Yellow pine wood is also known for its adaptability. It can pair well with and other construction components, which makes it a key element in the assembly of many specialty buildings. Perfect for the body of a gazebo or the sides of a carport or garage, yellow pine provides a firm structure and easy look for your next specialty building.


As long as it is treated appropriately, yellow pine wood holds its form well over time. This makes it a great choice for flooring, especially if you’re renovating an area with minimal exposure to the outdoors.

Many builders prefer to adapt yellow pine wood into their flooring because of its shine. Once polished, yellow pine has a distinct coat that can add color to any living space. Yellow pine also has a distinct, tight grain, with features that vary depending on the tree from which it was harvested.


If you’re a fan of wooden frames, yellow pine wood is always a solid option. Because of its lighter look and smooth feel — especially after a coat of polish — spaces with darker colors pop when framed by this wood. Frame a door, window, or even an image with a yellow pine frame for a sustainably sourced, clean appearance.


Yellow pine wood is also an excellent building material if you’re constructing a fence. With a soft appearance and dense makeup, it helps provide that classic backyard fence look. Many builders will pressure treat yellow pine fence planks to first protect the wood against the weather before installation.
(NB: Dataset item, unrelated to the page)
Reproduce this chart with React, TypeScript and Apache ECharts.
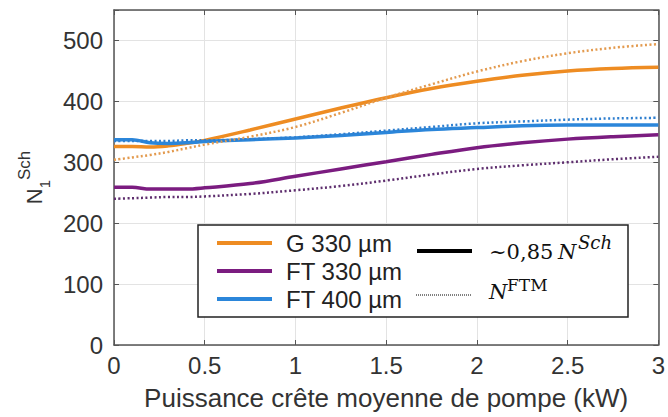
import React, { useEffect, useRef } from "react";
import * as echarts from "echarts";

// Puissance crête moyenne de pompe (kW)
const xValues = [0, 0.1, 0.2, 0.3, 0.4, 0.5, 0.75, 1, 1.25, 1.5, 1.75, 2, 2.25, 2.5, 2.75, 3];

// ~0,85 N^Sch (solid)
const g330Sch = [326, 326, 325, 327, 331, 336, 353, 371, 389, 406, 421, 433, 443, 450, 454, 456];
const ft330Sch = [259, 259, 256, 256, 256, 258, 265, 277, 289, 301, 313, 324, 332, 338, 342, 345];
const ft400Sch = [337, 337, 332, 331, 332, 334, 337, 340, 344, 349, 354, 357, 360, 361, 361, 361];

// N^FTM (dotted)
const g330Ftm = [304, 308, 312, 317, 323, 329, 342, 358, 381, 406, 428, 449, 466, 479, 488, 494];
const ft330Ftm = [240, 241, 242, 243, 243, 244, 248, 254, 261, 270, 280, 289, 295, 300, 305, 309];
const ft400Ftm = [335, 335, 335, 335, 336, 336, 338, 341, 346, 352, 358, 364, 367, 370, 372, 373];

const fiberNames = ["G 330 µm", "FT 330 µm", "FT 400 µm"];
const fiberColors = ["#EE8C22", "#7B1C80", "#2B86DA"];
const dottedColors = ["#E39A4E", "#5E2E6E", "#2F7FCF"];

const xTitle = "Puissance crête moyenne de pompe (kW)";

const SANS = "'Liberation Sans', Arial, sans-serif";
const SERIF = "'DejaVu Serif', serif";

export default function App() {
  const ref = useRef<HTMLDivElement>(null);

  useEffect(() => {
    if (!ref.current) return;
    const chart = echarts.init(ref.current, undefined, { renderer: "svg" });

    const pair = (arr: number[]) => xValues.map((x, i) => [x, arr[i]]);
    const solids = [g330Sch, ft330Sch, ft400Sch];
    const dots = [g330Ftm, ft330Ftm, ft400Ftm];

    const series: any[] = [];
    solids.forEach((s, i) => {
      series.push({
        name: fiberNames[i] + " Sch",
        type: "line",
        data: pair(s),
        smooth: 0.35,
        showSymbol: false,
        lineStyle: { color: fiberColors[i], width: 3.5 },
        z: 2,
      });
    });
    dots.forEach((s, i) => {
      series.push({
        name: fiberNames[i] + " FTM",
        type: "line",
        data: pair(s),
        smooth: 0.35,
        showSymbol: false,
        lineStyle: { color: dottedColors[i], width: 2.5, type: [2, 2.5] },
        z: 3,
      });
    });

    const axisCol = "#555";
    const labelStyle = { fontFamily: SANS, fontSize: 24, color: "#333" };

    const txt = (x: number, y: number, text: string, extra: any) => ({
      type: "text",
      x,
      y,
      z: 101,
      style: {
        text,
        fill: "#111",
        verticalAlign: "middle",
        textVerticalAlign: "middle",
        ...extra,
      },
    });

    const legendLines = fiberNames.map((_, i) => ({
      type: "line",
      shape: { x1: 217, y1: 243 + i * 28, x2: 272, y2: 243 + i * 28 },
      style: { stroke: fiberColors[i], lineWidth: 4 },
      z: 101,
    }));
    const legendTexts = fiberNames.map((n, i) =>
      txt(286, 243 + i * 28, n, { fontFamily: SANS, fontSize: 24, fill: "#222" })
    );

    chart.setOption({
      animation: false,
      grid: { left: 114, right: 6, top: 10, bottom: 72, containLabel: false },
      xAxis: [
        {
          type: "value",
          min: 0,
          max: 3,
          interval: 0.5,
          name: xTitle,
          nameLocation: "middle",
          nameGap: 40,
          nameTextStyle: { fontFamily: SANS, fontSize: 26, color: "#333" },
          axisLine: { show: true, onZero: false, lineStyle: { color: axisCol, width: 1.5 } },
          axisTick: { show: true, inside: true, length: 5, lineStyle: { color: axisCol } },
          axisLabel: { ...labelStyle, margin: 8 },
          splitLine: { show: true, lineStyle: { color: "#E3E3E3", width: 1 } },
        },
        {
          type: "value",
          position: "top",
          min: 0,
          max: 3,
          interval: 0.5,
          axisLine: { show: true, onZero: false, lineStyle: { color: axisCol, width: 1.5 } },
          axisTick: { show: true, inside: true, length: 5, lineStyle: { color: axisCol } },
          axisLabel: { show: false },
          splitLine: { show: false },
        },
      ],
      yAxis: [
        {
          type: "value",
          min: 0,
          max: 550,
          interval: 100,
          name: "{n|N}{sub|1}{sup|Sch}",
          nameLocation: "middle",
          nameRotate: 90,
          nameGap: 60,
          nameTextStyle: {
            fontFamily: SANS,
            color: "#333",
            rich: {
              n: { fontFamily: SANS, fontSize: 22, color: "#333", lineHeight: 36, verticalAlign: "middle" },
              sub: { fontFamily: SANS, fontSize: 15, color: "#333", verticalAlign: "bottom", lineHeight: 24 },
              sup: { fontFamily: SANS, fontSize: 17, color: "#333", verticalAlign: "top", lineHeight: 18 },
            },
          },
          axisLine: { show: true, onZero: false, lineStyle: { color: axisCol, width: 1.5 } },
          axisTick: { show: true, inside: true, length: 5, lineStyle: { color: axisCol } },
          axisLabel: {
            ...labelStyle,
            margin: 11,
            formatter: (v: number) => (v % 100 === 0 ? String(v) : ""),
          },
          splitLine: { show: true, lineStyle: { color: "#E3E3E3", width: 1 } },
        },
        {
          type: "value",
          position: "right",
          min: 0,
          max: 550,
          interval: 100,
          axisLine: { show: true, onZero: false, lineStyle: { color: axisCol, width: 1.5 } },
          axisTick: { show: true, inside: true, length: 5, lineStyle: { color: axisCol } },
          axisLabel: { show: false },
          splitLine: { show: false },
        },
      ],
      series,
      graphic: [
        {
          type: "rect",
          shape: { x: 198, y: 225, width: 430, height: 92 },
          style: { fill: "#fff", stroke: "#222", lineWidth: 1.5 },
          z: 100,
        },
        ...legendLines,
        ...legendTexts,
        {
          type: "line",
          shape: { x1: 417, y1: 251, x2: 472, y2: 251 },
          style: { stroke: "#000", lineWidth: 4 },
          z: 101,
        },
        {
          type: "line",
          shape: { x1: 416, y1: 295, x2: 472, y2: 295 },
          style: { stroke: "#000", lineWidth: 1, lineDash: [1, 1] },
          z: 101,
        },
        txt(489, 252, "~0,85", { fontFamily: SERIF, fontSize: 21 }),
        txt(558, 252, "N", { fontFamily: SERIF, fontStyle: "italic", fontSize: 21 }),
        txt(578, 242, "Sch", { fontFamily: SERIF, fontStyle: "italic", fontSize: 18 }),
        txt(489, 292, "N", { fontFamily: SERIF, fontStyle: "italic", fontSize: 21 }),
        txt(507, 285, "FTM", { fontFamily: SERIF, fontSize: 17 }),
      ],
    });

    return () => chart.dispose();
  }, []);

  return (
    <div
      ref={ref}
      style={{ position: "absolute", left: 0, top: 0, width: 668, height: 417 }}
    />
  );
}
Benefits of Yellow Pine Wood

There are many benefits to yellow pine wood. The versatile lumber is a sustainable building material and cornerstone element for many in construction, whether you’re renovating a deck or constructing a carport.

The benefits of yellow pine wood include the following:

  • Strong, dense build;
  • Decay resistance;
  • Natural smoothness and beauty;
  • Durability and long-lasting nature;
  • Holds nails and other fasteners well;
  • Wide availability;
  • More cost-effective than many other lumbers.

These benefits make yellow pine wood a clear-cut option for many builders.